• _Challenge_:
Copy the data below exactly, omitting any picture it contains.

::::::::::

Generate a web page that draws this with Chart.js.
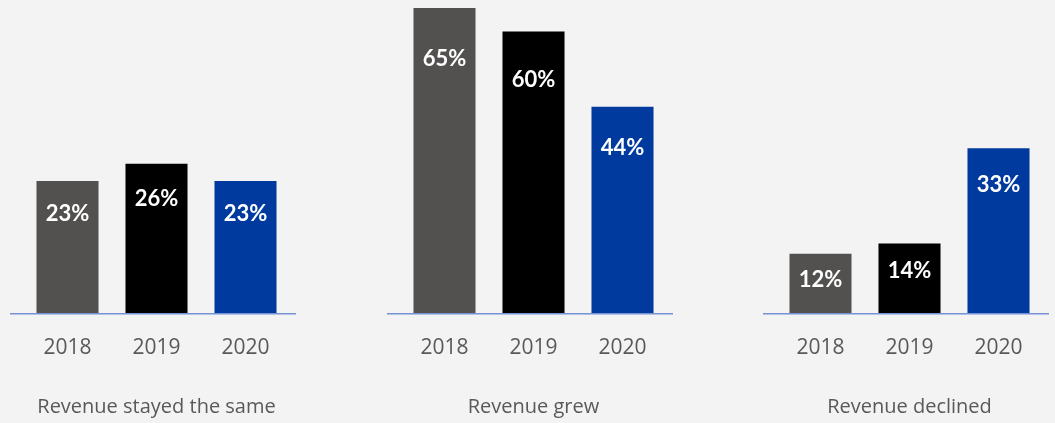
<!DOCTYPE html>
<html>
<head>
<meta charset="utf-8">
<script src="https://cdn.jsdelivr.net/npm/chart.js@4.4.1/dist/chart.umd.min.js"></script>
<style>
  html, body { margin: 0; padding: 0; background: #f3f3f3; }
  #wrap { position: relative; width: 1055px; height: 423px; overflow: hidden; }
  .box { position: absolute; top: 0; width: 300px; height: 423px; }
</style>
</head>
<body>
<div id="wrap">
  <div class="box" style="left:0px"><canvas id="c1"></canvas></div>
  <div class="box" style="left:377px"><canvas id="c2"></canvas></div>
  <div class="box" style="left:753px"><canvas id="c3"></canvas></div>
</div>
<script>
// Datos
const years = ["2018", "2019", "2020"];
const groupTitles = ["Revenue stayed the same", "Revenue grew", "Revenue declined"];
const stayedSame = [23, 26, 23];
const grew = [65, 60, 44];
const declined = [12, 14, 33];
const groupMax = [53, 65, 61];

const barColors = ["#525150", "#000000", "#003a9f"];
const textColor = "#595959";

// Linea base y etiquetas blancas dentro de las barras
const barExtras = {
  id: "barExtras",
  afterDatasetsDraw(chart) {
    const ctx = chart.ctx;
    const area = chart.chartArea;
    ctx.save();
    ctx.strokeStyle = "#7592d4";
    ctx.lineWidth = 1.5;
    ctx.beginPath();
    ctx.moveTo(area.left - 13, area.bottom);
    ctx.lineTo(area.right + 6, area.bottom);
    ctx.stroke();

    const meta = chart.getDatasetMeta(0);
    const values = chart.data.datasets[0].data;
    ctx.fillStyle = "#ffffff";
    ctx.font = "bold 22px Lato";
    ctx.textAlign = "center";
    ctx.textBaseline = "middle";
    meta.data.forEach((bar, i) => {
      const h = bar.base - bar.y;
      ctx.fillText(values[i] + "%", bar.x, bar.y + 20 + h * 0.1);
    });
    ctx.restore();
  }
};

function makeChart(id, values, title, max) {
  return new Chart(document.getElementById(id), {
    type: "bar",
    data: {
      labels: years,
      datasets: [{
        data: values,
        backgroundColor: barColors,
        barPercentage: 0.697,
        categoryPercentage: 1
      }]
    },
    options: {
      responsive: true,
      maintainAspectRatio: false,
      animation: false,
      layout: { padding: { left: 23, right: 10, top: 8, bottom: 0 } },
      plugins: {
        legend: { display: false },
        tooltip: { enabled: false }
      },
      scales: {
        y: { display: false, min: 0, max: max },
        x: {
          grid: { display: false, drawTicks: false },
          border: { display: false },
          ticks: {
            color: textColor,
            padding: 22,
            font: { family: "Open Sans", size: 21, lineHeight: 1.2 }
          },
          title: {
            display: true,
            text: title,
            color: textColor,
            padding: { top: 12, bottom: 4 },
            font: { family: "Open Sans", size: 20, lineHeight: 1.2 }
          }
        }
      }
    },
    plugins: [barExtras]
  });
}

makeChart("c1", stayedSame, groupTitles[0], groupMax[0]);
makeChart("c2", grew, groupTitles[1], groupMax[1]);
makeChart("c3", declined, groupTitles[2], groupMax[2]);
</script>
</body>
</html>
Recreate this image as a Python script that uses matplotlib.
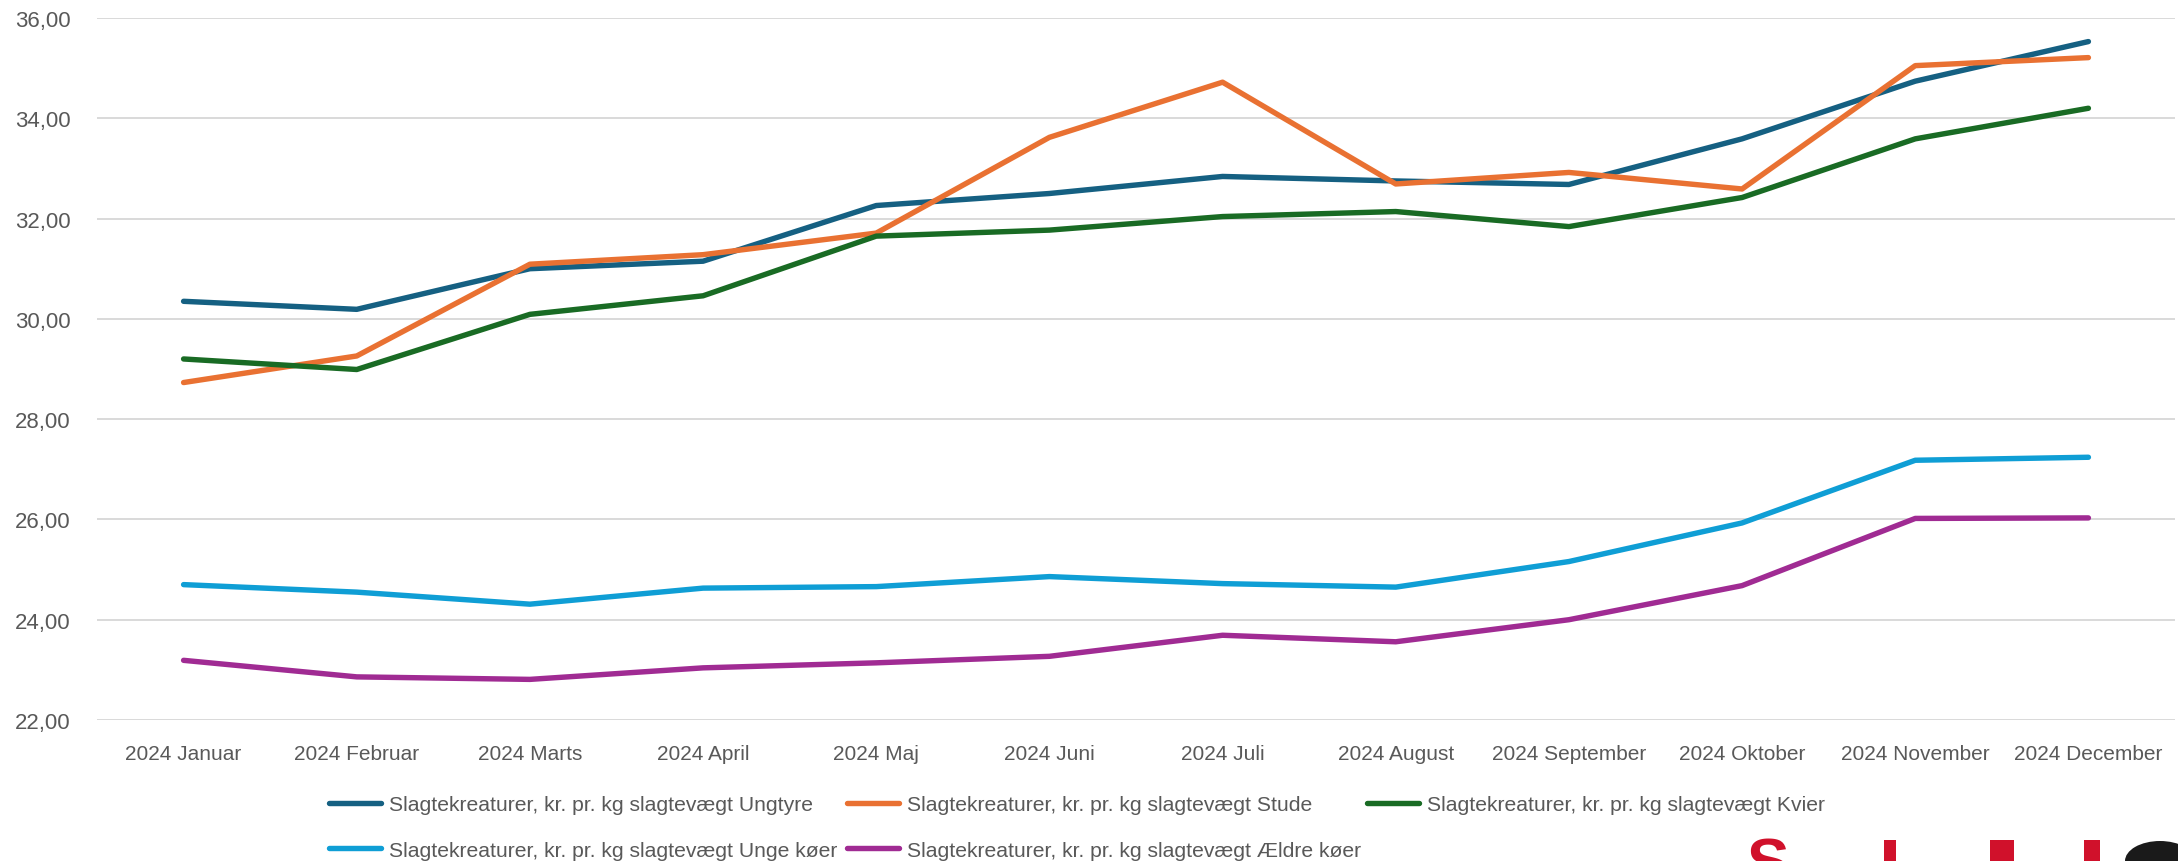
import matplotlib
matplotlib.use("Agg")
import matplotlib.pyplot as plt
import numpy as np
from matplotlib.patches import Rectangle, Ellipse

# ---------------- data ----------------
months = ["2024 Januar", "2024 Februar", "2024 Marts", "2024 April", "2024 Maj",
          "2024 Juni", "2024 Juli", "2024 August", "2024 September",
          "2024 Oktober", "2024 November", "2024 December"]

label_prefix = "Slagtekreaturer, kr. pr. kg slagtevægt "
series_names = ["Ungtyre", "Stude", "Kvier", "Unge køer", "Ældre køer"]

ungtyre = [30.35, 30.19, 31.00, 31.15, 32.26, 32.50, 32.84, 32.75, 32.68, 33.59, 34.74, 35.53]
stude = [28.73, 29.26, 31.09, 31.28, 31.71, 33.62, 34.72, 32.69, 32.92, 32.59, 35.05, 35.21]
kvier = [29.20, 28.99, 30.09, 30.46, 31.65, 31.77, 32.04, 32.14, 31.84, 32.42, 33.59, 34.20]
unge_koeer = [24.70, 24.55, 24.31, 24.63, 24.66, 24.86, 24.72, 24.65, 25.16, 25.93, 27.18, 27.24]
aeldre_koeer = [23.19, 22.86, 22.81, 23.04, 23.14, 23.27, 23.69, 23.56, 24.00, 24.68, 26.02, 26.03]

colors = ["#156082", "#E97132", "#196B24", "#0F9ED5", "#A02B93"]
y_ticks = [22, 24, 26, 28, 30, 32, 34, 36]

# ---------------- figure ----------------
plt.rcParams["font.family"] = ["Liberation Sans", "DejaVu Sans"]
W, H = 2178, 862
fig = plt.figure(figsize=(W / 100, H / 100), dpi=100)
fig.patch.set_facecolor("white")

left, right, bottom, top = 97, 2175, 721, 19
ax = fig.add_axes([left / W, 1 - bottom / H, (right - left) / W, (bottom - top) / H])

x = np.arange(len(months))
all_series = [ungtyre, stude, kvier, unge_koeer, aeldre_koeer]
handles = []
for name, vals, col in zip(series_names, all_series, colors):
    ln, = ax.plot(x, vals, color=col, lw=3.9, solid_capstyle="round",
                  solid_joinstyle="round", label=label_prefix + name, zorder=3)
    handles.append(ln)

ax.set_xlim(-0.5, len(months) - 0.5)
ax.set_ylim(min(y_ticks), max(y_ticks))
ax.set_yticks(y_ticks)
ax.set_yticklabels([f"{v:.2f}".replace(".", ",") for v in y_ticks])
ax.set_xticks(x)
ax.set_xticklabels(months)

text_col = "#595959"
ax.tick_params(axis="both", length=0, colors=text_col)
ax.tick_params(axis="x", labelsize=15, pad=17)
ax.tick_params(axis="y", labelsize=16, pad=19)
ax.grid(axis="y", color="#D9D9D9", lw=1.4)
ax.grid(axis="x", visible=False)
ax.set_axisbelow(True)
for s in ax.spines.values():
    s.set_visible(False)

# ---------------- legend (three columns) ----------------
col_x = [329, 847, 1367]
col_items = [[0, 3], [1, 4], [2]]
leg_top = 796
for cx, items in zip(col_x, col_items):
    fig.legend([handles[i] for i in items],
               [label_prefix + series_names[i] for i in items],
               loc="upper left", bbox_to_anchor=(cx / W, 1 - leg_top / H),
               frameon=False, fontsize=15.2, handlelength=2.45,
               handletextpad=0.38, labelspacing=1.27, borderpad=0,
               borderaxespad=0, labelcolor=text_col)

# ---------------- partially visible logo (bottom right) ----------------
red = "#D0112B"
fig.text(1746 / W, 1 - 838 / H, "S", color=red, fontsize=46, fontweight="bold",
         ha="left", va="top")
for (x0, w0) in [(1884, 12), (1990, 24), (2084, 16)]:
    fig.add_artist(Rectangle((x0 / W, 0), w0 / W, (862 - 841) / H,
                             transform=fig.transFigure, color=red, lw=0))
fig.add_artist(Ellipse((2160 / W, 0), 70 / W, 40 / H, transform=fig.transFigure,
                       color="#1a1a1a", lw=0))

fig.savefig("out.png", dpi=100, facecolor="white")
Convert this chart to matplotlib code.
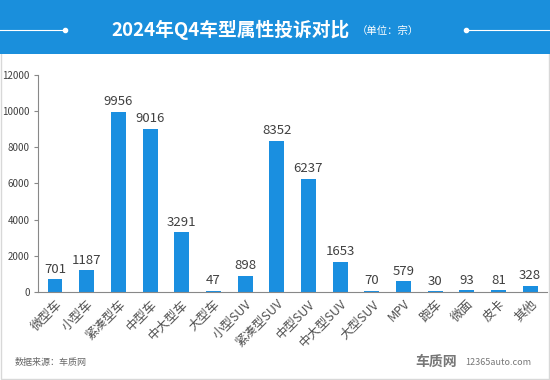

::::::::::

• _Output for this exercise_:
Generate a web page that draws this with Chart.js.
<!DOCTYPE html>
<html>
<head>
<meta charset="utf-8">
<script src="https://cdn.jsdelivr.net/npm/chart.js@4.4.1/dist/chart.umd.min.js"></script>
<style>
  html, body { margin: 0; padding: 0; background: #f3f3f3; }
  #wrap { position: relative; width: 1055px; height: 423px; overflow: hidden; }
  .box { position: absolute; top: 0; width: 300px; height: 423px; }
</style>
</head>
<body>
<div id="wrap">
  <div class="box" style="left:0px"><canvas id="c1"></canvas></div>
  <div class="box" style="left:377px"><canvas id="c2"></canvas></div>
  <div class="box" style="left:753px"><canvas id="c3"></canvas></div>
</div>
<script>
// Datos
const years = ["2018", "2019", "2020"];
const groupTitles = ["Revenue stayed the same", "Revenue grew", "Revenue declined"];
const stayedSame = [23, 26, 23];
const grew = [65, 60, 44];
const declined = [12, 14, 33];
const groupMax = [53, 65, 61];

const barColors = ["#525150", "#000000", "#003a9f"];
const textColor = "#595959";

// Linea base y etiquetas blancas dentro de las barras
const barExtras = {
  id: "barExtras",
  afterDatasetsDraw(chart) {
    const ctx = chart.ctx;
    const area = chart.chartArea;
    ctx.save();
    ctx.strokeStyle = "#7592d4";
    ctx.lineWidth = 1.5;
    ctx.beginPath();
    ctx.moveTo(area.left - 13, area.bottom);
    ctx.lineTo(area.right + 6, area.bottom);
    ctx.stroke();

    const meta = chart.getDatasetMeta(0);
    const values = chart.data.datasets[0].data;
    ctx.fillStyle = "#ffffff";
    ctx.font = "bold 22px Lato";
    ctx.textAlign = "center";
    ctx.textBaseline = "middle";
    meta.data.forEach((bar, i) => {
      const h = bar.base - bar.y;
      ctx.fillText(values[i] + "%", bar.x, bar.y + 20 + h * 0.1);
    });
    ctx.restore();
  }
};

function makeChart(id, values, title, max) {
  return new Chart(document.getElementById(id), {
    type: "bar",
    data: {
      labels: years,
      datasets: [{
        data: values,
        backgroundColor: barColors,
        barPercentage: 0.697,
        categoryPercentage: 1
      }]
    },
    options: {
      responsive: true,
      maintainAspectRatio: false,
      animation: false,
      layout: { padding: { left: 23, right: 10, top: 8, bottom: 0 } },
      plugins: {
        legend: { display: false },
        tooltip: { enabled: false }
      },
      scales: {
        y: { display: false, min: 0, max: max },
        x: {
          grid: { display: false, drawTicks: false },
          border: { display: false },
          ticks: {
            color: textColor,
            padding: 22,
            font: { family: "Open Sans", size: 21, lineHeight: 1.2 }
          },
          title: {
            display: true,
            text: title,
            color: textColor,
            padding: { top: 12, bottom: 4 },
            font: { family: "Open Sans", size: 20, lineHeight: 1.2 }
          }
        }
      }
    },
    plugins: [barExtras]
  });
}

makeChart("c1", stayedSame, groupTitles[0], groupMax[0]);
makeChart("c2", grew, groupTitles[1], groupMax[1]);
makeChart("c3", declined, groupTitles[2], groupMax[2]);
</script>
</body>
</html>
Recreate this image as a Python script that uses matplotlib.
import matplotlib
matplotlib.use("Agg")
import matplotlib.pyplot as plt
import numpy as np
from matplotlib.patches import Rectangle, Ellipse

# ---------------- data ----------------
months = ["2024 Januar", "2024 Februar", "2024 Marts", "2024 April", "2024 Maj",
          "2024 Juni", "2024 Juli", "2024 August", "2024 September",
          "2024 Oktober", "2024 November", "2024 December"]

label_prefix = "Slagtekreaturer, kr. pr. kg slagtevægt "
series_names = ["Ungtyre", "Stude", "Kvier", "Unge køer", "Ældre køer"]

ungtyre = [30.35, 30.19, 31.00, 31.15, 32.26, 32.50, 32.84, 32.75, 32.68, 33.59, 34.74, 35.53]
stude = [28.73, 29.26, 31.09, 31.28, 31.71, 33.62, 34.72, 32.69, 32.92, 32.59, 35.05, 35.21]
kvier = [29.20, 28.99, 30.09, 30.46, 31.65, 31.77, 32.04, 32.14, 31.84, 32.42, 33.59, 34.20]
unge_koeer = [24.70, 24.55, 24.31, 24.63, 24.66, 24.86, 24.72, 24.65, 25.16, 25.93, 27.18, 27.24]
aeldre_koeer = [23.19, 22.86, 22.81, 23.04, 23.14, 23.27, 23.69, 23.56, 24.00, 24.68, 26.02, 26.03]

colors = ["#156082", "#E97132", "#196B24", "#0F9ED5", "#A02B93"]
y_ticks = [22, 24, 26, 28, 30, 32, 34, 36]

# ---------------- figure ----------------
plt.rcParams["font.family"] = ["Liberation Sans", "DejaVu Sans"]
W, H = 2178, 862
fig = plt.figure(figsize=(W / 100, H / 100), dpi=100)
fig.patch.set_facecolor("white")

left, right, bottom, top = 97, 2175, 721, 19
ax = fig.add_axes([left / W, 1 - bottom / H, (right - left) / W, (bottom - top) / H])

x = np.arange(len(months))
all_series = [ungtyre, stude, kvier, unge_koeer, aeldre_koeer]
handles = []
for name, vals, col in zip(series_names, all_series, colors):
    ln, = ax.plot(x, vals, color=col, lw=3.9, solid_capstyle="round",
                  solid_joinstyle="round", label=label_prefix + name, zorder=3)
    handles.append(ln)

ax.set_xlim(-0.5, len(months) - 0.5)
ax.set_ylim(min(y_ticks), max(y_ticks))
ax.set_yticks(y_ticks)
ax.set_yticklabels([f"{v:.2f}".replace(".", ",") for v in y_ticks])
ax.set_xticks(x)
ax.set_xticklabels(months)

text_col = "#595959"
ax.tick_params(axis="both", length=0, colors=text_col)
ax.tick_params(axis="x", labelsize=15, pad=17)
ax.tick_params(axis="y", labelsize=16, pad=19)
ax.grid(axis="y", color="#D9D9D9", lw=1.4)
ax.grid(axis="x", visible=False)
ax.set_axisbelow(True)
for s in ax.spines.values():
    s.set_visible(False)

# ---------------- legend (three columns) ----------------
col_x = [329, 847, 1367]
col_items = [[0, 3], [1, 4], [2]]
leg_top = 796
for cx, items in zip(col_x, col_items):
    fig.legend([handles[i] for i in items],
               [label_prefix + series_names[i] for i in items],
               loc="upper left", bbox_to_anchor=(cx / W, 1 - leg_top / H),
               frameon=False, fontsize=15.2, handlelength=2.45,
               handletextpad=0.38, labelspacing=1.27, borderpad=0,
               borderaxespad=0, labelcolor=text_col)

# ---------------- partially visible logo (bottom right) ----------------
red = "#D0112B"
fig.text(1746 / W, 1 - 838 / H, "S", color=red, fontsize=46, fontweight="bold",
         ha="left", va="top")
for (x0, w0) in [(1884, 12), (1990, 24), (2084, 16)]:
    fig.add_artist(Rectangle((x0 / W, 0), w0 / W, (862 - 841) / H,
                             transform=fig.transFigure, color=red, lw=0))
fig.add_artist(Ellipse((2160 / W, 0), 70 / W, 40 / H, transform=fig.transFigure,
                       color="#1a1a1a", lw=0))

fig.savefig("out.png", dpi=100, facecolor="white")
Convert this chart to matplotlib code.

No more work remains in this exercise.